Many people are just getting to bed when Roger Medina wakes up at the stroke of midnight and, after a quick coffee, heads to the US-Mexico border as his wife and infant daughter sleep.
Six hours later, having gone through US customs and immigration control and after an hourlong bus ride from the border, the 23-year-old is standing in a field, packaging lettuce at a California farm.
Medina is among the tens of thousands of labourers who legally cross into the US daily from Mexicali, just opposite California’s Imperial Valley, to harvest the fruits and vegetables that fill America’s supermarket shelves and eventually end up on Americans’ dinner tables.
And they have warily been watching as President Donald Trump rails against Mexican immigration, accusing migrants of crime and of taking Americans’ jobs, even as he orders the building of a border wall to prevent, he says, undocumented migrants or terrorists from entering the country.
“If he wants to close the border, he can come and harvest the fruits and vegetables himself,” scoffed Jose Luis Carrillo, 35, as he methodically chopped iceberg lettuce heads, placing them with lightning speed into plastic bags before they are loaded in crates on conveyor belts.
“I don’t think he realises who we are or the amount of work it takes for the salad he eats to reach his plate,” he said with a scowl.
Almost 55,000 people cross into the US from Mexicali everyday, the majority to work in the fields, according to US Customs and Border Patrol data.
Nationwide, some 540,000 Mexicans work in the US farming and forestry sectors, according to the Pew Research Center, though it is unclear how many of them are undocumented.
In the Imperial Valley, one of the world’s most productive agricultural regions, most of those who work the land are Mexicans with green cards or dual citizenship.
They line up at the border before dawn every day but Sunday to cross over, and they make the long journey back home as the sun is setting.
“No gringo could survive this,” said Medina, who has been working the fields since the age of 17. His mother, Patricia, has worked in the fields for nearly two decades.

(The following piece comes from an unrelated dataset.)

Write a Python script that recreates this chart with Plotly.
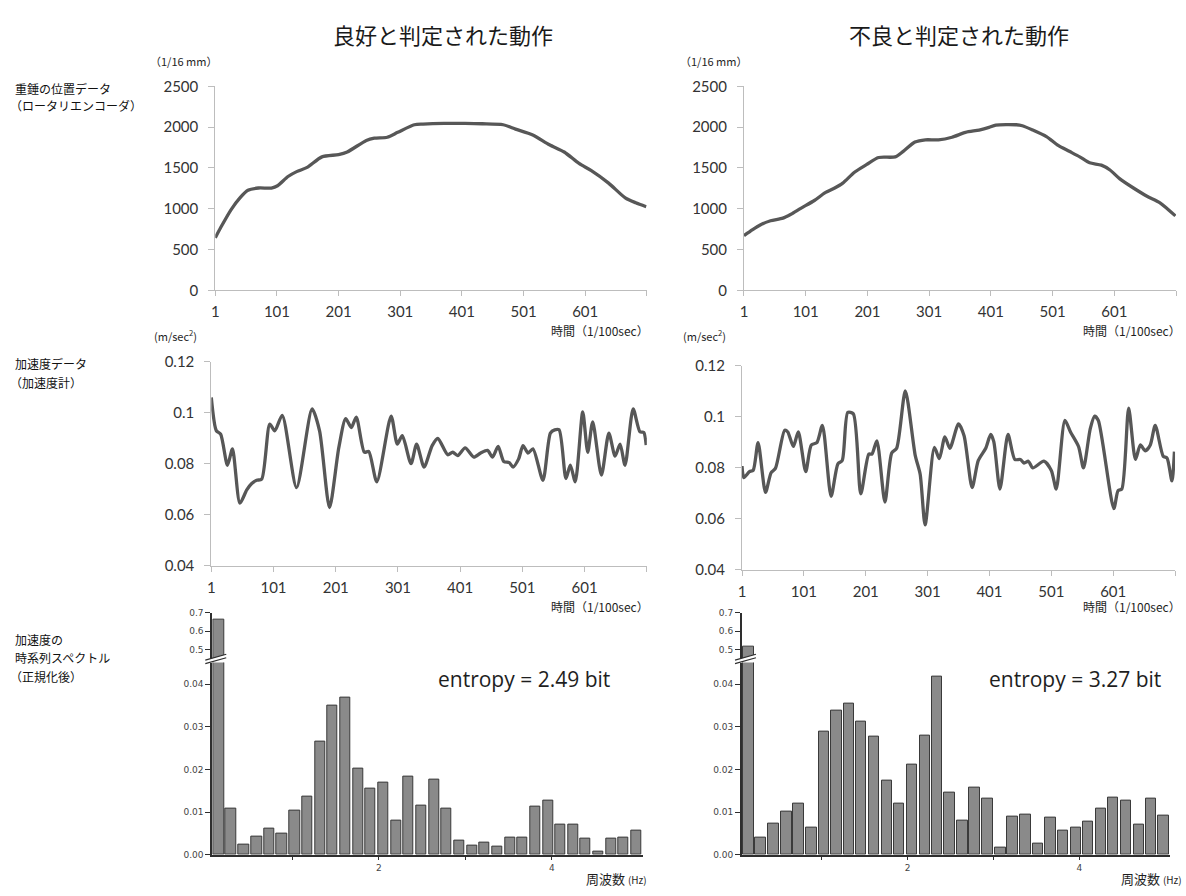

Linsey Dale, executive director of the Imperial Valley Farm Bureau, said it was undeniable that farms in the region couldn’t survive without the migrant workers.
“They are valued, and without them our growers can’t produce,” she said. “Some are leaving their homes at 2 in the morning and then wait in line at the border for two hours.”
While people like Medina and Carrillo say they are not directly affected by Trump’s rhetoric on immigration, they feel offended by his comments, and anger is growing within the community at the way Mexicans are being portrayed.
“He is a racist but he’s no fool,” said Antonio Hernandez, 50, hunched over as he chopped celery on a farm, music in Spanish blasting in the background.
“He needs us to ensure that crops are grown and to honour his promises of boosting the economy.”
Carrillo, who has been toiling in the fields for 17 years, says he does it for his two children, in the hope they will have a brighter future.
His seven-year-old daughter wants to be a doctor and his four-year-old son wants to be a policeman.
“I want them to do anything they want in life but this,” he said, as he chopped lettuce heads with the precision of a samurai.
Antonio Rico, a green-card holder who works in the US but lives in Mexicali, where housing is more affordable, said he has been working the fields day in and day out for 30 years and now earns $11.50 (Dh42.24) an hour.
“I would be paid a pittance in Mexico,” said the 50-year-old. “If you think my salary is low here, imagine what it would be over there.
“I sleep three to four hours a day but it’s okay,” he added. “I’ll rest when I die.